INGO calculates colossal damage
Govt. struggling to figure out the losses
Violence inflamed by racism and extremism make the individual and the society as a whole incur heavy costs. Despite Sri Lanka, having learned through unpleasant experiences relating to inter-community violence since at least the late 19th century, the country is still witnessing increasing ethno-religious tensions. Ethnic riots in Sri Lanka have resulted in tangible costs to the country with regard to medical and mental health care expenses, lost productivity, property damage of victims and in intangible costs because of reduced quality of life, pain, and suffering of the affected communities. Marking another black day in the history of Sri Lanka, the organised mob attacks were reported in Kurunegala and Gampaha districts on May 13 in a brutal retaliation over the alleged involvement of the ISIS terrorists and a group of local extremist Muslims in the Easter Sunday attacks.

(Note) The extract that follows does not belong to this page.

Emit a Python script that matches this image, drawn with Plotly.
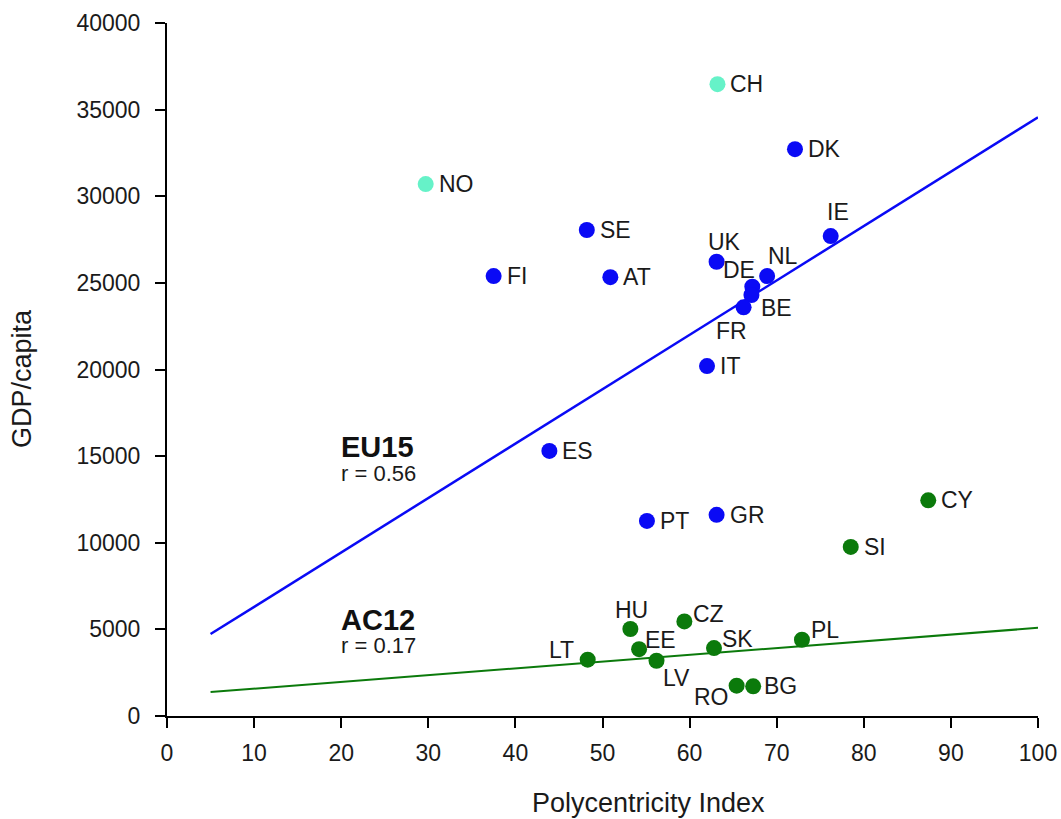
import plotly.graph_objects as go

# ---------------- data ----------------
other_codes = ["NO", "CH"]
other_pci = [29.7, 63.2]
other_gdp = [30700, 36470]

eu15_codes = ["DK", "SE", "IE", "UK", "NL", "FI", "AT", "DE", "BE", "FR", "IT", "ES", "PT", "GR"]
eu15_pci = [72.1, 48.2, 76.2, 63.1, 68.9, 37.5, 50.9, 67.2, 67.1, 66.2, 62.0, 43.9, 55.1, 63.1]
eu15_gdp = [32720, 28050, 27700, 26220, 25390, 25390, 25330, 24780, 24300, 23590, 20200, 15300, 11260, 11610]

ac12_codes = ["CY", "SI", "LT", "HU", "EE", "CZ", "LV", "SK", "PL", "RO", "BG"]
ac12_pci = [87.4, 78.5, 48.3, 53.2, 54.2, 59.4, 56.2, 62.8, 72.9, 65.4, 67.3]
ac12_gdp = [12450, 9760, 3250, 5020, 3860, 5460, 3190, 3920, 4400, 1750, 1710]

trend_x = [5, 100]
eu15_trend = [4730, 34560]
ac12_trend = [1380, 5090]

x_ticks = list(range(0, 101, 10))
y_ticks = list(range(0, 40001, 5000))
y_ticktext = [str(v) for v in y_ticks]

# ---------------- styles ----------------
C_OTHER = "#66F2C8"
C_EU = "#0A0AF5"
C_AC = "#0B7A0B"
FONT = "Liberation Sans, Arial, sans-serif"
TXT = "#1a1a1a"

# label placement: (xanchor, xshift, yshift) in pixels
label_pos = {
    "NO": ("left", 11, 0), "CH": ("left", 11, 0), "DK": ("left", 11, 0),
    "SE": ("left", 11, 0), "IE": ("center", 7, 24), "UK": ("center", 8, 20),
    "NL": ("center", 16, 20), "FI": ("left", 11, 0), "AT": ("left", 11, 0),
    "DE": ("center", -13, 17), "BE": ("center", 25, -13), "FR": ("center", -12, -24),
    "IT": ("left", 11, 0), "ES": ("left", 11, 0), "PT": ("left", 11, 0),
    "GR": ("left", 11, 0), "CY": ("left", 11, 0), "SI": ("left", 11, 0),
    "LT": ("center", -26, 10), "HU": ("center", 1, 19), "EE": ("center", 21, 9),
    "CZ": ("center", 24, 7), "LV": ("center", 20, -17), "SK": ("center", 24, 9),
    "PL": ("center", 23, 10), "RO": ("center", -25, -11), "BG": ("center", 27, 0),
}

fig = go.Figure()

fig.add_trace(go.Scatter(x=trend_x, y=eu15_trend, mode="lines",
                         line=dict(color=C_EU, width=2.5), showlegend=False, hoverinfo="skip"))
fig.add_trace(go.Scatter(x=trend_x, y=ac12_trend, mode="lines",
                         line=dict(color=C_AC, width=2), showlegend=False, hoverinfo="skip"))

for codes, xs, ys, col in [(other_codes, other_pci, other_gdp, C_OTHER),
                           (eu15_codes, eu15_pci, eu15_gdp, C_EU),
                           (ac12_codes, ac12_pci, ac12_gdp, C_AC)]:
    fig.add_trace(go.Scatter(x=xs, y=ys, mode="markers", text=codes,
                             marker=dict(color=col, size=16, line=dict(width=0)),
                             showlegend=False))

annotations = []
for codes, xs, ys in [(other_codes, other_pci, other_gdp),
                      (eu15_codes, eu15_pci, eu15_gdp),
                      (ac12_codes, ac12_pci, ac12_gdp)]:
    for c, xv, yv in zip(codes, xs, ys):
        xa, dx, dy = label_pos[c]
        annotations.append(dict(x=xv, y=yv, xref="x", yref="y", text=c, showarrow=False,
                                xanchor=xa, yanchor="middle", xshift=dx, yshift=dy,
                                font=dict(family=FONT, size=23, color=TXT)))

# group labels
annotations += [
    dict(x=19.8, y=15550, xref="x", yref="y", text="<b>EU15</b>", showarrow=False,
         xanchor="left", yanchor="middle", font=dict(family=FONT, size=29, color="#111")),
    dict(x=19.8, y=14000, xref="x", yref="y", text="r = 0.56", showarrow=False,
         xanchor="left", yanchor="middle", font=dict(family=FONT, size=22, color=TXT)),
    dict(x=19.8, y=5520, xref="x", yref="y", text="<b>AC12</b>", showarrow=False,
         xanchor="left", yanchor="middle", font=dict(family=FONT, size=29, color="#111")),
    dict(x=19.8, y=4080, xref="x", yref="y", text="r = 0.17", showarrow=False,
         xanchor="left", yanchor="middle", font=dict(family=FONT, size=22, color=TXT)),
    # axis titles (pixel positions converted below)
    dict(x=22, y=379, xref="paper", yref="paper", text="GDP/capita", showarrow=False,
         textangle=-90, xanchor="center", yanchor="middle",
         font=dict(family=FONT, size=27, color=TXT)),
    dict(x=648, y=803, xref="paper", yref="paper", text="Polycentricity Index", showarrow=False,
         xanchor="center", yanchor="middle",
         font=dict(family=FONT, size=27, color=TXT)),
]

W, H = 1061, 819
ML, MR, MT, MB = 167, 23, 23, 103
pw, ph = W - ML - MR, H - MT - MB
for a in annotations[-2:]:
    a["x"] = (a["x"] - ML) / pw
    a["y"] = (H - MB - a["y"]) / ph

fig.update_layout(
    width=W, height=H, autosize=False,
    margin=dict(l=ML, r=MR, t=MT, b=MB, pad=0, autoexpand=False),
    plot_bgcolor="white", paper_bgcolor="white",
    font=dict(family=FONT, color=TXT),
    annotations=annotations,
    shapes=[dict(type="line", xref="paper", yref="paper", x0=-11 / pw, x1=0, y0=0, y1=0,
                 line=dict(color="black", width=2))],
    xaxis=dict(range=[0, 100], tickvals=x_ticks, showgrid=False, zeroline=False,
               showline=True, linecolor="black", linewidth=2, automargin=False,
               ticks="outside", ticklen=10, tickwidth=2, tickcolor="black",
               ticklabeloverflow="allow",
               tickfont=dict(family=FONT, size=23, color=TXT), ticklabelstandoff=5),
    yaxis=dict(range=[0, 40000], tickvals=y_ticks, ticktext=y_ticktext,
               showgrid=False, zeroline=False, automargin=False,
               showline=True, linecolor="black", linewidth=2,
               ticks="outside", ticklen=10, tickwidth=2, tickcolor="black",
               tickfont=dict(family=FONT, size=23, color=TXT), ticklabelstandoff=10),
)

fig.write_html("out.html", config={"responsive": False})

Flashback to the 2018 Kandy riots
For the Sri Lankan Muslim community – less than 10% of the population – this isn’t the first time they have had to deal with such a hostile backlash. In March last year, the ugly head of racism rose its head in the sacred city of Kandy following a death of a 41-year-old father of two, who succumbed to head injuries sustained during an assault.
Since the two parties involved in the incident were from two different communities – Buddhists and Muslims- subsequently, the incident turned into a widespread communal clash. Reprisal attacks, which triggered off on March 5, set Digana and Teldeniya ablaze and continued in several other areas in Kandy. Dozens of shops were burnt down and a number of houses and religious places was vandalized causing colossal damage.

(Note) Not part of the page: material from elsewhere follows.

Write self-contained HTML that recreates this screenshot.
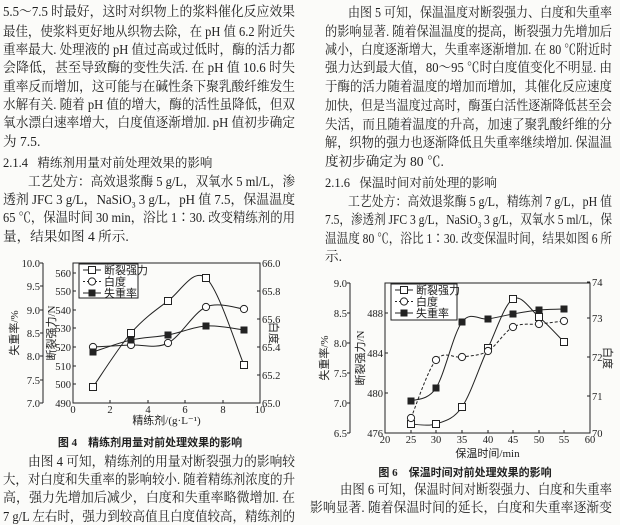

Following the attack, four Ministries - the Ministry of Buddha Sasana, Ministry of Posts and Muslim Religious Affairs, Ministry of Rehabilitation and Resettlement and the ministry of Disaster Management -- were involved in the payment of compensation towards damages caused during the unrest in Kandy. This was in keeping with a decision made by the Government on the instructions of Prime Minister Ranil Wickremesinghe. The Premier had directed that all properties damaged should be fully rehabilitated within four months.
Even after one year and two months the compensation process hasn’t been completed. Refer to info-graphic 01 which underscores how the Government’s compensation process for damages of the 2018 Kandy riots have been carried out so far.
The Divisional Secretary of Minuwangoda Lakmini Kulathilake told the Daily Mirror that the first phase of data gathering in Minuwangoda area was complete. Application forms for the victims have been distributed by the DS office to access the losses incurred to their own shops and houses. As the next step, officers of the DS office would make field visits to the areas and finalise the assessments to be forwarded for the compensation process.
Info-graphic 02 shows data collected by the Divisional Secretariat of the Minuwangoda over the damages reported in the Minuwangoda area.
The Kurunegala District Secretariat’s Office which is responsible to gather information on the damages reported in divisional secretariat divisions including Panduwasnuwara West, Nikkaraweratiya, Wariyapola, Bingiriya and Kuliyapitiya, which came under attack on May 13, has still not finished its data gathering process. Therefore, the DS/ Government Agent Gamini Ilangarathna was not willing to release the information gathered by them so far citing that the data is yet to be finalsed.
Ethnic riots in Sri Lanka have resulted in tangible costs to the country
The Daily Mirror, is in the possession of the data regarding the damages reported in the entire Kurunegala district and collected by the Sri Lankan office of a UK based Islamic charity NGO -- Muslim Aid. Kurunegala DS Office, Government Valuation Department is also still in the process of estimating the damages to approve compensation process. Refer to info-graphic 03.
Sri Lanka Police was not able to present detailed and updated data regarding the damages taken place on May 13 of the anti-Muslim attacks reported in Kurunegala and Gampaha districts. When asked, Police Spokesman SP Ruwan Gunasekara said he was not in possession of a detailed report of even the number of arrests made so far by the police over the recent anti-Muslim riots.
When the Daily Mirror asked Police Spokesmen and Attorney-at-law Gunasekara regarding the legal actions that could be taken by the victims against the culprits of the organised mob attacks, he said the victims can opt for civil action in court, in which case the court decides on both the criminal aspects of the case and the civil aspects. If convicted, the defendants will be made to award compensation to the victims. Compensation of the victims will, however, only be granted if the procedural and substantive conditions for such compensation are fulfilled.
Sociologist Prof. Siri Hettige opined that the continuation of such violence can be disastrous for a country that is beset with too many not so easily resolvable issues such as unprecedented political instability and uncertainty, massive indebtedness and challenges emanating from climate change. Further, he emphasised that policy reforms should be brought about in areas that have a direct bearing on the identity formation and inter-community relations including education, media, language and religion.